=== Work required ===
Give the material again in full, matching it exactly.

— START OF Provided material —

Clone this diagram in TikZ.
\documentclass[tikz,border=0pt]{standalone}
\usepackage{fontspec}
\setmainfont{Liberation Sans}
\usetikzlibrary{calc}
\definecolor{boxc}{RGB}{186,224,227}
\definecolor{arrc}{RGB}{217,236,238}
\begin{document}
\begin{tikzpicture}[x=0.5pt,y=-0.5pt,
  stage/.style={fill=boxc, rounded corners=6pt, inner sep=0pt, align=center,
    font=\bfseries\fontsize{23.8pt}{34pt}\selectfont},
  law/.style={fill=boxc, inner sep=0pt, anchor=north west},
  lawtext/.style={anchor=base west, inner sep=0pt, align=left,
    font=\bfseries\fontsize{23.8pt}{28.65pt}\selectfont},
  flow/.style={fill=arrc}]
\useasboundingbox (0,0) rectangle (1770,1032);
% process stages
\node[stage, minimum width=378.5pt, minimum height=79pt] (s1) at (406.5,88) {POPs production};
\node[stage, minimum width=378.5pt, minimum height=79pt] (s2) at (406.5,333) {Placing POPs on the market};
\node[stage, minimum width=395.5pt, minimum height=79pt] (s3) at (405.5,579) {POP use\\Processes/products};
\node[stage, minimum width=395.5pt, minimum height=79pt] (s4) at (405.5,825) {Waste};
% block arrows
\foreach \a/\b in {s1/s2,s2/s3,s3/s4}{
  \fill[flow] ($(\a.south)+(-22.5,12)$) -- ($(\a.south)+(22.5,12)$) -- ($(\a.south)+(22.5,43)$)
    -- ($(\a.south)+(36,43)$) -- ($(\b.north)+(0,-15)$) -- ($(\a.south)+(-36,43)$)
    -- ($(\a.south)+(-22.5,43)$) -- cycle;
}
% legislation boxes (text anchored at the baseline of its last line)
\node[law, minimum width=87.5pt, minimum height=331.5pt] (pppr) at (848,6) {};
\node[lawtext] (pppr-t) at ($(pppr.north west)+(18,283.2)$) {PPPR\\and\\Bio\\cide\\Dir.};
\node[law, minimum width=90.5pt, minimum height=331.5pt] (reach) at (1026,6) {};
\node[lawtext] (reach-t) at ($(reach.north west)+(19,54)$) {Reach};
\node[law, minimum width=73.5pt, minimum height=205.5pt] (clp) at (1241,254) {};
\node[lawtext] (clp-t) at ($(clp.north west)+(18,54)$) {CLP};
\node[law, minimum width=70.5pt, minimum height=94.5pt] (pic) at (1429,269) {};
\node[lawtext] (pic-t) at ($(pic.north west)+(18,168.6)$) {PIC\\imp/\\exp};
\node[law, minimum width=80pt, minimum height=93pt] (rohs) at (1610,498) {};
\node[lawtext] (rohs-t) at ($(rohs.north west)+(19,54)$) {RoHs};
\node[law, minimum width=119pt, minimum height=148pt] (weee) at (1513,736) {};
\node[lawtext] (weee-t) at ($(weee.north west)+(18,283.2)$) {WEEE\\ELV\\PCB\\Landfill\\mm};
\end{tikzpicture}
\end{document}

— END OF Provided material —

=== Worked answer ===
Clone this diagram in TikZ.
\documentclass[tikz,border=0pt]{standalone}
\usepackage{fontspec}
\setmainfont{Liberation Sans}
\usetikzlibrary{calc}
\definecolor{boxc}{RGB}{186,224,227}
\definecolor{arrc}{RGB}{217,236,238}
\begin{document}
\begin{tikzpicture}[x=0.5pt,y=-0.5pt,
  stage/.style={fill=boxc, rounded corners=6pt, inner sep=0pt, align=center,
    font=\bfseries\fontsize{23.8pt}{34pt}\selectfont},
  law/.style={fill=boxc, inner sep=0pt, anchor=north west},
  lawtext/.style={anchor=base west, inner sep=0pt, align=left,
    font=\bfseries\fontsize{23.8pt}{28.65pt}\selectfont},
  flow/.style={fill=arrc}]
\useasboundingbox (0,0) rectangle (1770,1032);
% process stages
\node[stage, minimum width=378.5pt, minimum height=79pt] (s1) at (406.5,88) {POPs production};
\node[stage, minimum width=378.5pt, minimum height=79pt] (s2) at (406.5,333) {Placing POPs on the market};
\node[stage, minimum width=395.5pt, minimum height=79pt] (s3) at (405.5,579) {POP use\\Processes/products};
\node[stage, minimum width=395.5pt, minimum height=79pt] (s4) at (405.5,825) {Waste};
% block arrows
\foreach \a/\b in {s1/s2,s2/s3,s3/s4}{
  \fill[flow] ($(\a.south)+(-22.5,12)$) -- ($(\a.south)+(22.5,12)$) -- ($(\a.south)+(22.5,43)$)
    -- ($(\a.south)+(36,43)$) -- ($(\b.north)+(0,-15)$) -- ($(\a.south)+(-36,43)$)
    -- ($(\a.south)+(-22.5,43)$) -- cycle;
}
% legislation boxes (text anchored at the baseline of its last line)
\node[law, minimum width=87.5pt, minimum height=331.5pt] (pppr) at (848,6) {};
\node[lawtext] (pppr-t) at ($(pppr.north west)+(18,283.2)$) {PPPR\\and\\Bio\\cide\\Dir.};
\node[law, minimum width=90.5pt, minimum height=331.5pt] (reach) at (1026,6) {};
\node[lawtext] (reach-t) at ($(reach.north west)+(19,54)$) {Reach};
\node[law, minimum width=73.5pt, minimum height=205.5pt] (clp) at (1241,254) {};
\node[lawtext] (clp-t) at ($(clp.north west)+(18,54)$) {CLP};
\node[law, minimum width=70.5pt, minimum height=94.5pt] (pic) at (1429,269) {};
\node[lawtext] (pic-t) at ($(pic.north west)+(18,168.6)$) {PIC\\imp/\\exp};
\node[law, minimum width=80pt, minimum height=93pt] (rohs) at (1610,498) {};
\node[lawtext] (rohs-t) at ($(rohs.north west)+(19,54)$) {RoHs};
\node[law, minimum width=119pt, minimum height=148pt] (weee) at (1513,736) {};
\node[lawtext] (weee-t) at ($(weee.north west)+(18,283.2)$) {WEEE\\ELV\\PCB\\Landfill\\mm};
\end{tikzpicture}
\end{document}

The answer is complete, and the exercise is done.